Saturday, January 8, 2011: 9:00 AM
Room 207 (Hynes Convention Center)
In this paper I will argue that the religious nationalisms that gave rise to Pakistan and Israel, took shape in an international arena and cannot be studied as part of regional histories alone. It is not simply a coincidence, therefore, that the Jewish State and Islamic Republic share so much in the way of ideology and even politics, despite the narratives of exceptionality within which they have hitherto been mired. Indeed most of these accounts, which take a nineteenth century model of the nation state as their conceptual framework, are belied by the words and deeds of the Zionists and Muslim nationalists who created these twentieth century states.
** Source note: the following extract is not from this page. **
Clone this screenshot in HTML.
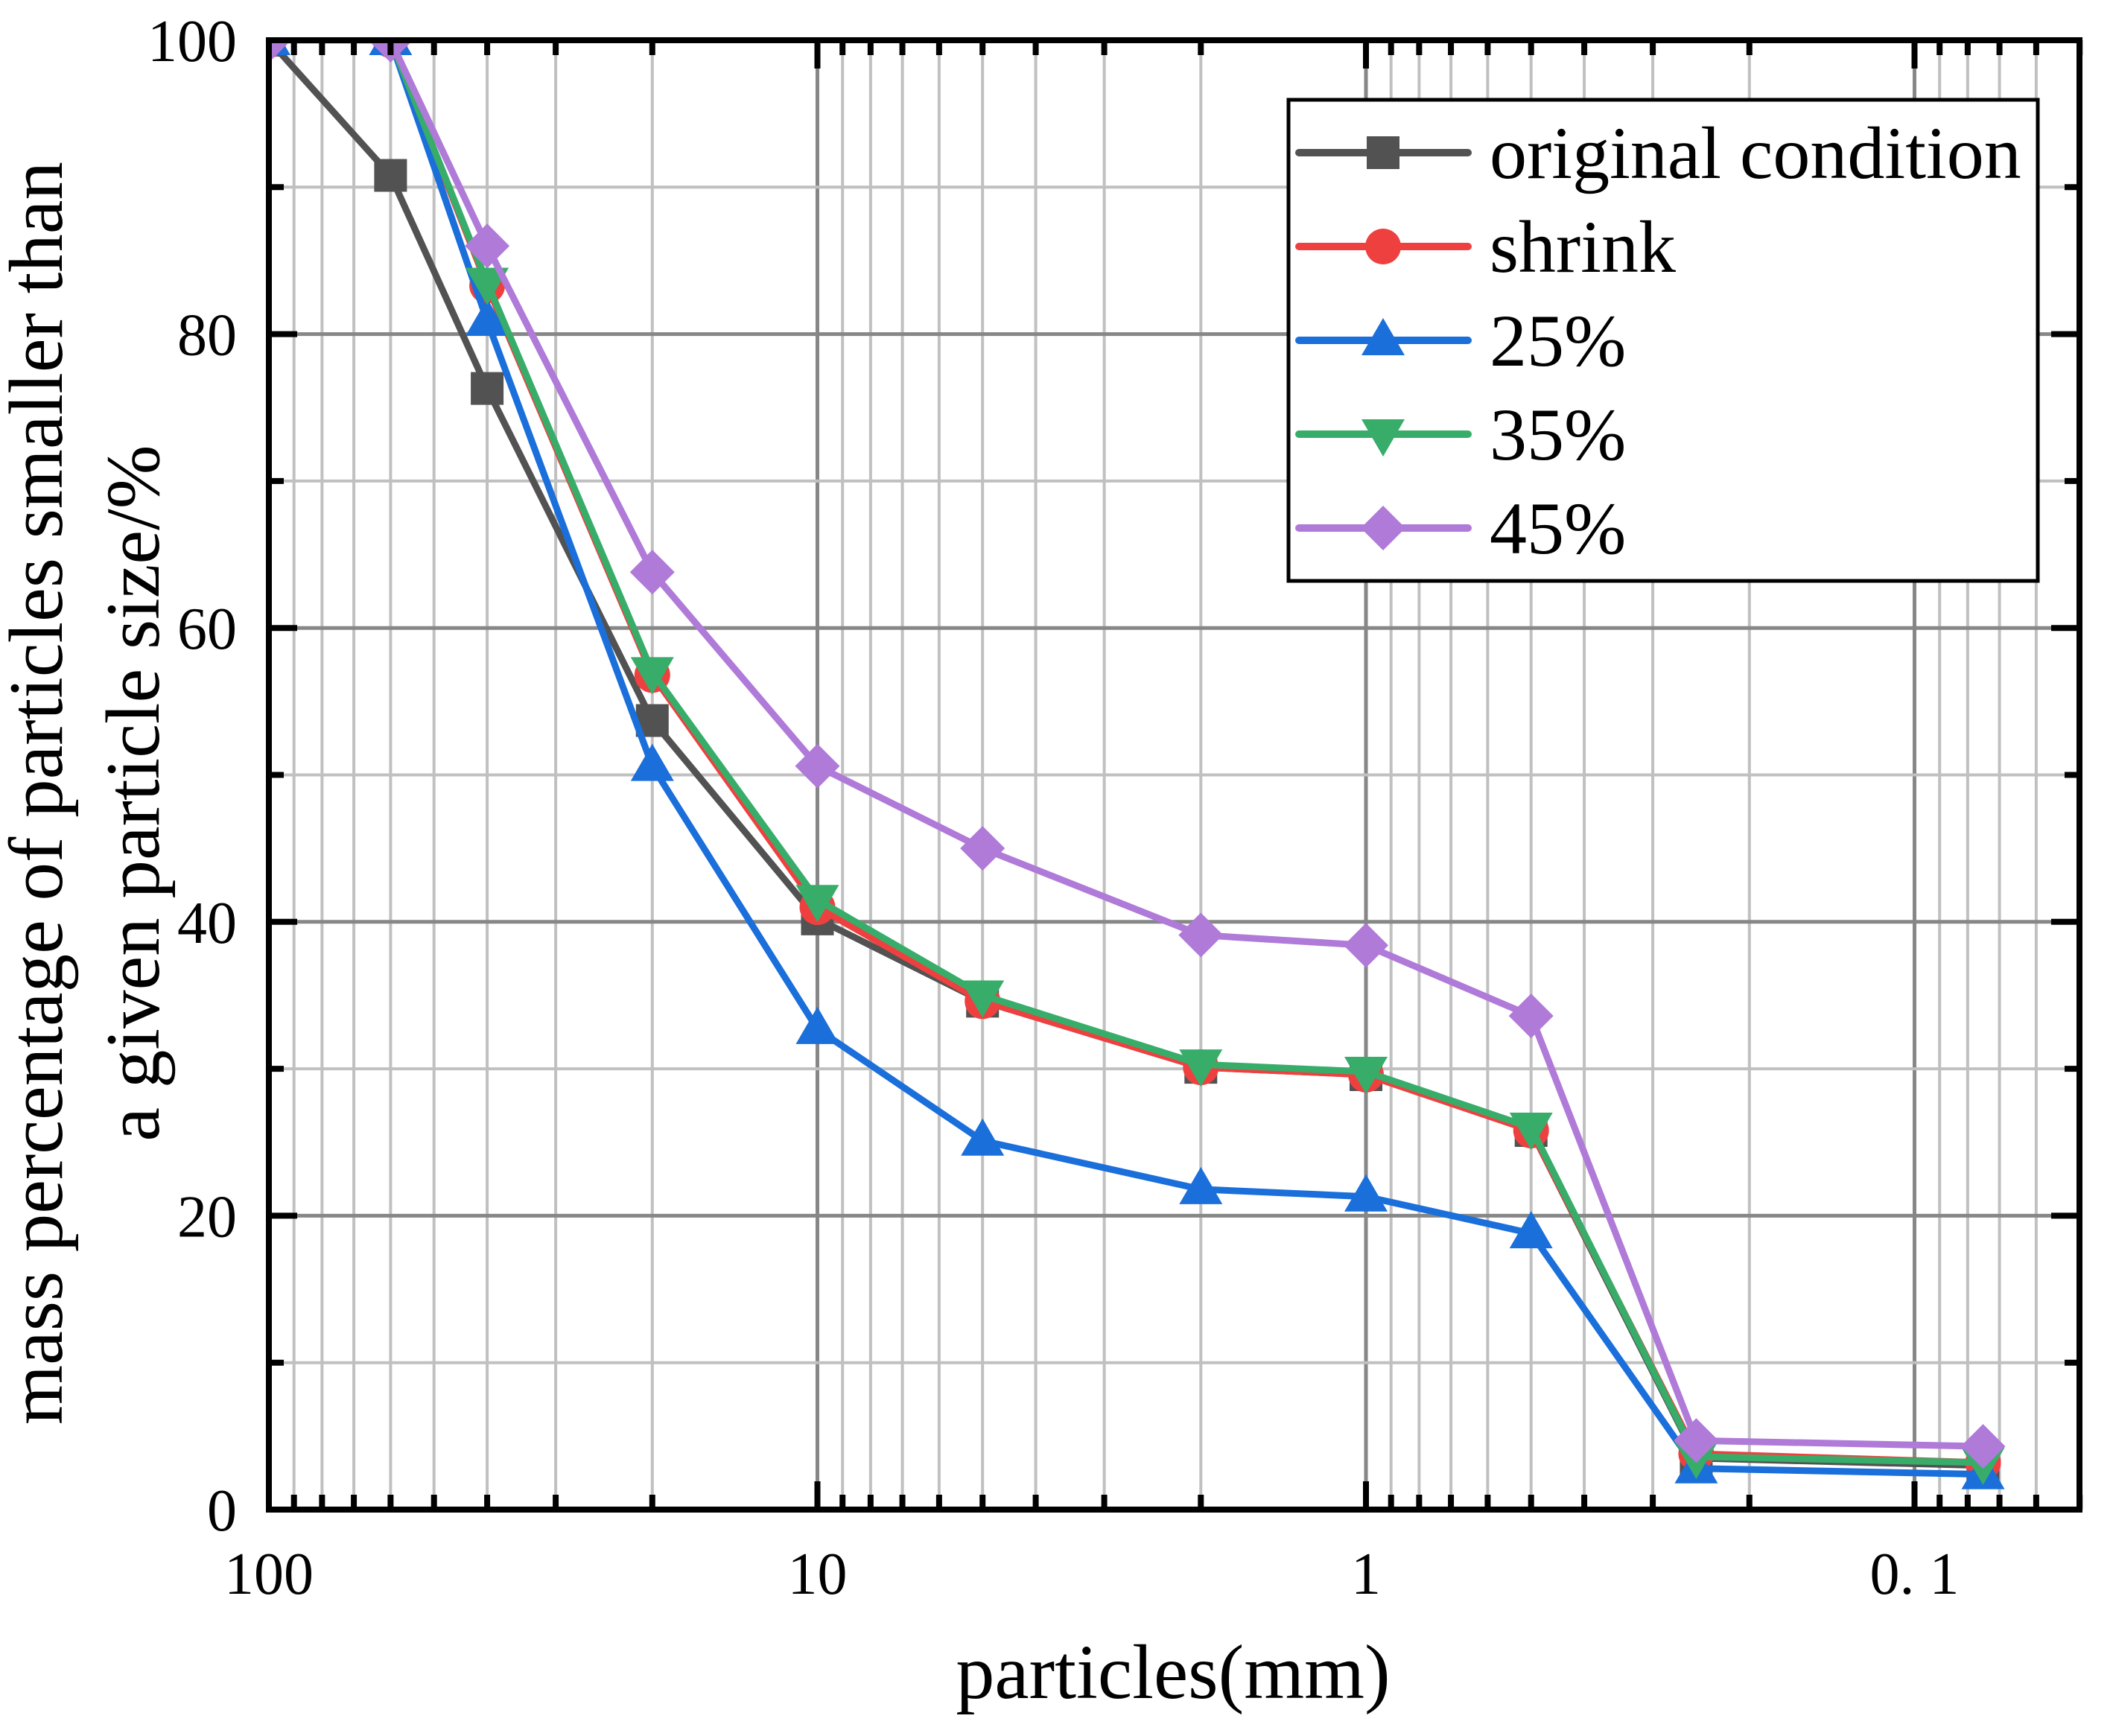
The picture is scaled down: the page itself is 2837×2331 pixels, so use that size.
<!DOCTYPE html>
<html><head><meta charset="utf-8"><style>
html,body{margin:0;padding:0;background:#fff}
svg{display:block}
text{font-family:"Liberation Serif","Noto Serif CJK SC",serif;fill:#000}
</style></head><body>
<svg id="chart" xmlns="http://www.w3.org/2000/svg" width="2837" height="2331" viewBox="0 0 2837 2331">
<defs><clipPath id="plotclip"><rect x="361" y="54" width="2431" height="1973"/></clipPath></defs>
<g id="grid"></g>
<g id="series" clip-path="url(#plotclip)"></g>
<g id="axes"></g>
<g id="legend"></g>
<text x="1575" y="2280" font-size="104" text-anchor="middle">particles(mm)</text>
<text transform="translate(83,1065) rotate(-90)" font-size="103" text-anchor="middle">mass percentage of particles smaller than</text>
<text transform="translate(213,1065) rotate(-90)" font-size="103" text-anchor="middle">a given particle size/%</text>
</svg>
<script>
const sizes = [100, 60, 40, 20, 10, 5, 2, 1, 0.5, 0.25, 0.075];
const seriesNames = ["original condition", "shrink", "25%", "35%", "45%"];
const originalVals = [100, 90.8, 76.3, 53.7, 40.2, 34.6, 30.1, 29.6, 25.8, 3.5, 3.0];
const shrinkVals = [100, 100, 83.3, 56.8, 41.0, 34.6, 30.1, 29.6, 25.8, 3.8, 3.2];
const p25Vals = [100, 100, 80.9, 50.6, 32.7, 25.1, 21.8, 21.3, 18.8, 2.8, 2.4];
const p35Vals = [100, 100, 83.5, 57.0, 41.5, 35.0, 30.3, 29.8, 26.0, 3.6, 3.2];
const p45Vals = [100, 100, 86.0, 63.8, 50.6, 45.0, 39.1, 38.4, 33.6, 4.7, 4.3];
const yTicks = [0, 20, 40, 60, 80, 100];
const yMinor = [10, 30, 50, 70, 90];
const xTicks = [100, 10, 1, 0.1];
const xTickLabels = ["100", "10", "1", "0. 1"];

const NS = "http://www.w3.org/2000/svg";
const L = 361, R = 2792, T = 54, B = 2027, DEC = 736.5;
function xs(v){ return L + (2 - Math.log10(v)) * DEC; }
function ys(v){ return B - v * (B - T) / 100; }
function mk(tag, attrs, parent){ const e = document.createElementNS(NS, tag); for (const k in attrs) e.setAttribute(k, attrs[k]); parent.appendChild(e); return e; }

const grid = document.getElementById('grid');
const axes = document.getElementById('axes');
const xMinorVals = [];
for (let d = -2; d <= 1; d++) for (let m = 1; m <= 9; m++) { const v = m * Math.pow(10, d); if (v > 101.7 || v < 0.05) continue; xMinorVals.push(v); }
xMinorVals.push(100);
xMinorVals.forEach(v => {
  const major = Math.abs(Math.log10(v) - Math.round(Math.log10(v))) < 1e-9;
  const x = xs(v);
  const ln = mk('line', {x1:x, x2:x, y1:T, y2:B, stroke: major ? '#878787' : '#c0c0c0', 'stroke-width': major ? 5 : 4}, grid);
  
  
  const len = major ? 38 : 20;
  const t1 = mk('line', {x1:x, x2:x, y1:B, y2:B - len, stroke:'#000', 'stroke-width':8}, axes);
  
  
  const t2 = mk('line', {x1:x, x2:x, y1:T, y2:T + len, stroke:'#000', 'stroke-width':8}, axes);
  
  
});
yTicks.concat(yMinor).forEach(v => {
  const major = yTicks.includes(v);
  const y = ys(v);
  const ln = mk('line', {x1:L, x2:R, y1:y, y2:y, stroke: major ? '#878787' : '#c0c0c0', 'stroke-width': major ? 5 : 4}, grid);
  
  
  const len = major ? 38 : 20;
  const t1 = mk('line', {x1:L, x2:L + len, y1:y, y2:y, stroke:'#000', 'stroke-width':8}, axes);
  
  
  const t2 = mk('line', {x1:R, x2:R - len, y1:y, y2:y, stroke:'#000', 'stroke-width':8}, axes);
  
  
});
const frame = mk('rect', {x:L, y:T, width:R - L, height:B - T, fill:'none', stroke:'#000', 'stroke-width':8}, axes);


yTicks.forEach(v => {
  const t = mk('text', {x:318, y:ys(v) + 28, 'font-size':80, 'text-anchor':'end'}, axes);
  t.textContent = String(v);
  
  
});
xTicks.forEach((v, i) => {
  const t = mk('text', {x:xs(v), y:2140, 'font-size':80, 'text-anchor':'middle'}, axes);
  t.textContent = xTickLabels[i];
  
  
});

const colors = ['#525252', '#ef4040', '#1a6fdb', '#38ad6a', '#b07ad8'];
const shapes = ['square', 'circle', 'up', 'down', 'diamond'];
const allVals = [originalVals, shrinkVals, p25Vals, p35Vals, p45Vals];
function marker(shape, x, y, c, parent){
  let e;
  if (shape === 'square') e = mk('rect', {x:x - 22, y:y - 22, width:44, height:44, fill:c}, parent);
  else if (shape === 'circle') e = mk('circle', {cx:x, cy:y, r:24, fill:c}, parent);
  else if (shape === 'up') e = mk('polygon', {points:`${x},${y - 30} ${x - 29},${y + 20} ${x + 29},${y + 20}`, fill:c}, parent);
  else if (shape === 'down') e = mk('polygon', {points:`${x},${y + 30} ${x - 29},${y - 20} ${x + 29},${y - 20}`, fill:c}, parent);
  else e = mk('polygon', {points:`${x},${y - 30} ${x + 30},${y} ${x},${y + 30} ${x - 30},${y}`, fill:c}, parent);
  return e;
}
const sg = document.getElementById('series');
allVals.forEach((vals, si) => {
  const g = mk('g', {}, sg);
  
  
  const pts = sizes.map((s, i) => xs(s) + ',' + ys(vals[i])).join(' ');
  const pl = mk('polyline', {points:pts, fill:'none', stroke:colors[si], 'stroke-width':9, 'stroke-linejoin':'round'}, g);
  
  
  sizes.forEach((s, i) => {
    const m = marker(shapes[si], xs(s), ys(vals[i]), colors[si], g);
    
    
  });
});

const lg = document.getElementById('legend');
const box = mk('rect', {x:1730, y:134, width:1006, height:646, fill:'#fff', stroke:'#000', 'stroke-width':5}, lg);


seriesNames.forEach((n, i) => {
  const y = 205 + i * 126;
  const g = mk('g', {}, lg);
  
  
  mk('line', {x1:1744, x2:1971, y1:y, y2:y, stroke:colors[i], 'stroke-width':10, 'stroke-linecap':'round'}, g);
  marker(shapes[i], 1857, y, colors[i], g);
  const t = mk('text', {x:2000, y:y + 34, 'font-size':100}, g);
  t.textContent = n;
  
  
});
</script>
</body></html>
For Israel and Pakistan were both founded in the wake of a world war that destroyed the kind of nationality whose claims to autochthony were couched in the language of Romanticism. And so the task I have set myself is to describe the religious state not only as a modern political form, whose international dispersal prevents it from becoming a regional exception, but also as one that poses a challenge to nationalism itself, if only by questioning its attachment to the territory that makes a common history and culture possible. Both established in the name of minorities and as a result of vast migrations, these religious states have had to reject the principle of territorially based community that gives meaning to majority nations. Pakistan and Israel, I will argue, have opened up new ways of structuring political communities whose consequences go far beyond the highly publicized travails of either one.